Many in the Austin community are mourning the death of longtime resident and education activist James Deanes.
A retired Chicago Public Schools official and father of five children, Deanes, 66, died of natural causes June 4 in his West Side home.
“I can see the great loss we are going to have in not having someone to go out and advocate on the behalf of those who don’t know,” said Phalese Ann Binion, president of the Westside Ministers Coalition, at the group’s monthly meeting Thursday, where they held a moment of silence in his honor.
Deanes is remembered as a reformer within CPS and one of the architects of Local School Councils. Created in the 1990s via legislation, the LSCs gave parents a bigger say in their children’s education. Deanes’ passion for education began with his own children, said longtime friend Lafayette Ford, who first met Deanes in 1978 while both were community activists on the West Side.
Their shared activism developed into a lifelong friendship in the late 1980s when both became involved in the Chicago school reform effort.
“He had the biggest heart. He loved and protected people, whether they were known or unknown,” Ford said.
Deanes, he added, was not just an education advocate but a community advocate, fighting against the drug dealers and for better housing for residents. His activism began as a PTA member and later as a member of the Local School Improvement and Parent Community councils, the forerunners to the LSCs. Deanes also chaired the Chicago Algebra Project, which focused on engaging students in math.
He was among the first LSC facilitators after joining CPS, and held other positions during his 20-plus year career, including community liaison and policy advisor. Deanes retired from CPS in 2013. Ford called him a major force in school reform.
Deanes was appointed by then-Mayor Harold Washington in the 1980s to lead the Parent Community Council, which played a major role in getting state lawmakers to pass the law creating LSCs for the state’s largest school district.
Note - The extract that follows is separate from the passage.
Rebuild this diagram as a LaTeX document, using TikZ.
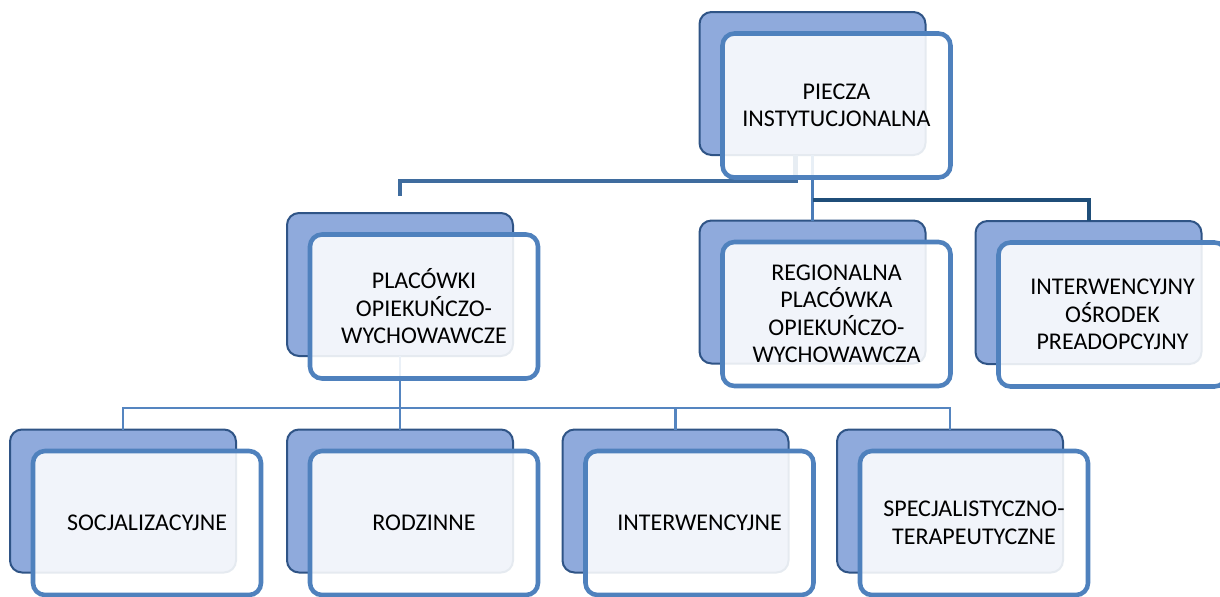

“He believed that parents needed to be included in the process and with institutions, and that children needed a good education, and that all children needed an opportunity to be exposed to it,” Ford said.
Deanes’ funeral was Tuesday at Salem Baptist Church on the South Side. Ford said a memorial service on the West Side is currently being planned.
At Thursday’s Westside Ministers Coalition meeting, Deanes was remembered as a fireball who was down to earth yet passionate about education, and informing the community about public education.
“He let us know exactly what was really going on regarding CPS, not that fluff we would see on TV that was watered-down,” Binion said. “He would share what was going on and how it would affect our children.”
West Side resident Jo-Anne Terrell recalled Deanes’ dedication to advising different community organizations and LSCs.
“He came out on his own time and gave us training. He advised us to learn that (CPS) manual inside and out. He was passionate, and he made it personal,” Terrell said.
Deanes did face criticism from some for being both an education activist and working for CPS, recalled community organizer Dwayne Truss, who considered him a mentor and his “civic father.” But being on the inside was a great way for Deanes to ignite change inside CPS, Truss said.
“They say change comes from within, and he was dedicated to making sure he changed the bureaucracy of inside to respond to parents.”